___ DATA EXTRACT

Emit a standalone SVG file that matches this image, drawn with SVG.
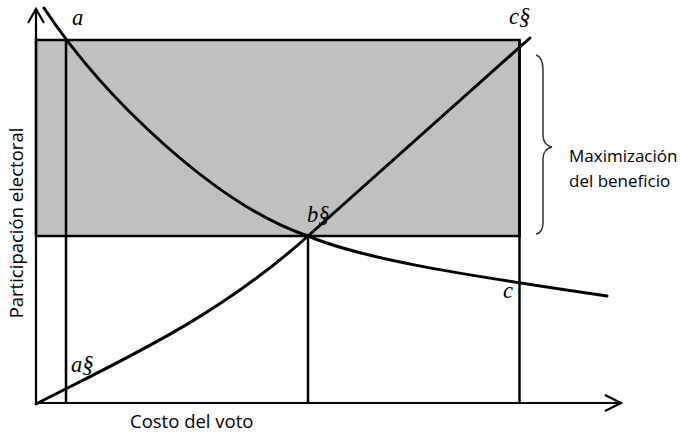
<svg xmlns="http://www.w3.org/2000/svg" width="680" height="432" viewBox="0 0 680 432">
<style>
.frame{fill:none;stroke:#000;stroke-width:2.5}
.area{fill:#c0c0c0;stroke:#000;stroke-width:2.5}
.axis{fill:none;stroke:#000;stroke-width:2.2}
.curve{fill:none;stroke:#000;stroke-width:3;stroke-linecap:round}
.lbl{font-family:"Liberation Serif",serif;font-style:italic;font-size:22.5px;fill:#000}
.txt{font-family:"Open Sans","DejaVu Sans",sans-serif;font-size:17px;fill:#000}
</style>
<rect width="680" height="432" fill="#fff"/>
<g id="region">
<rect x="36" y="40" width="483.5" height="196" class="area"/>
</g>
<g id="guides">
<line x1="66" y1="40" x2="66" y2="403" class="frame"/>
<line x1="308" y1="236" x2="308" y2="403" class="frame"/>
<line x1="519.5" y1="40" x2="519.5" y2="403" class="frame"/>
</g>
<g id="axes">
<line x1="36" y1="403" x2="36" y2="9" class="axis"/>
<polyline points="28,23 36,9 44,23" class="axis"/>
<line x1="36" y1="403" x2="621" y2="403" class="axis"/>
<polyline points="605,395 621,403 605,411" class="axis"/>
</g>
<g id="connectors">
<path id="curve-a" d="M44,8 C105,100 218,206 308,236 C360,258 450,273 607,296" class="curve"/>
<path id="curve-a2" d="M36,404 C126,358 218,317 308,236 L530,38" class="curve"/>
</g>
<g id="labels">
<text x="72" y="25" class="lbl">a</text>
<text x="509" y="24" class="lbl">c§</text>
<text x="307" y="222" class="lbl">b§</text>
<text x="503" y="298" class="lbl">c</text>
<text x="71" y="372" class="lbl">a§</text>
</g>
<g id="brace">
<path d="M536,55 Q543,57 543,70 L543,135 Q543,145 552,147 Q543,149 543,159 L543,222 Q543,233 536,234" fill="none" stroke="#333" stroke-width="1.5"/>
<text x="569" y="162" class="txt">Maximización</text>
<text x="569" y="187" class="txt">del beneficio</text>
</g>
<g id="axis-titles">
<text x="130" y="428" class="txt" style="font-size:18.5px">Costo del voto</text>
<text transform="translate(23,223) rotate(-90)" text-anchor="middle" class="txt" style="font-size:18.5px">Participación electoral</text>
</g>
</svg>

______

PROBLEM TO WORK ON — Quote the data above in full, leaving out the pictures it holds.

ANSWER TO THE PROBLEM —
Emit a standalone SVG file that matches this image, drawn with SVG.
<svg xmlns="http://www.w3.org/2000/svg" width="680" height="432" viewBox="0 0 680 432">
<style>
.frame{fill:none;stroke:#000;stroke-width:2.5}
.area{fill:#c0c0c0;stroke:#000;stroke-width:2.5}
.axis{fill:none;stroke:#000;stroke-width:2.2}
.curve{fill:none;stroke:#000;stroke-width:3;stroke-linecap:round}
.lbl{font-family:"Liberation Serif",serif;font-style:italic;font-size:22.5px;fill:#000}
.txt{font-family:"Open Sans","DejaVu Sans",sans-serif;font-size:17px;fill:#000}
</style>
<rect width="680" height="432" fill="#fff"/>
<g id="region">
<rect x="36" y="40" width="483.5" height="196" class="area"/>
</g>
<g id="guides">
<line x1="66" y1="40" x2="66" y2="403" class="frame"/>
<line x1="308" y1="236" x2="308" y2="403" class="frame"/>
<line x1="519.5" y1="40" x2="519.5" y2="403" class="frame"/>
</g>
<g id="axes">
<line x1="36" y1="403" x2="36" y2="9" class="axis"/>
<polyline points="28,23 36,9 44,23" class="axis"/>
<line x1="36" y1="403" x2="621" y2="403" class="axis"/>
<polyline points="605,395 621,403 605,411" class="axis"/>
</g>
<g id="connectors">
<path id="curve-a" d="M44,8 C105,100 218,206 308,236 C360,258 450,273 607,296" class="curve"/>
<path id="curve-a2" d="M36,404 C126,358 218,317 308,236 L530,38" class="curve"/>
</g>
<g id="labels">
<text x="72" y="25" class="lbl">a</text>
<text x="509" y="24" class="lbl">c§</text>
<text x="307" y="222" class="lbl">b§</text>
<text x="503" y="298" class="lbl">c</text>
<text x="71" y="372" class="lbl">a§</text>
</g>
<g id="brace">
<path d="M536,55 Q543,57 543,70 L543,135 Q543,145 552,147 Q543,149 543,159 L543,222 Q543,233 536,234" fill="none" stroke="#333" stroke-width="1.5"/>
<text x="569" y="162" class="txt">Maximización</text>
<text x="569" y="187" class="txt">del beneficio</text>
</g>
<g id="axis-titles">
<text x="130" y="428" class="txt" style="font-size:18.5px">Costo del voto</text>
<text transform="translate(23,223) rotate(-90)" text-anchor="middle" class="txt" style="font-size:18.5px">Participación electoral</text>
</g>
</svg>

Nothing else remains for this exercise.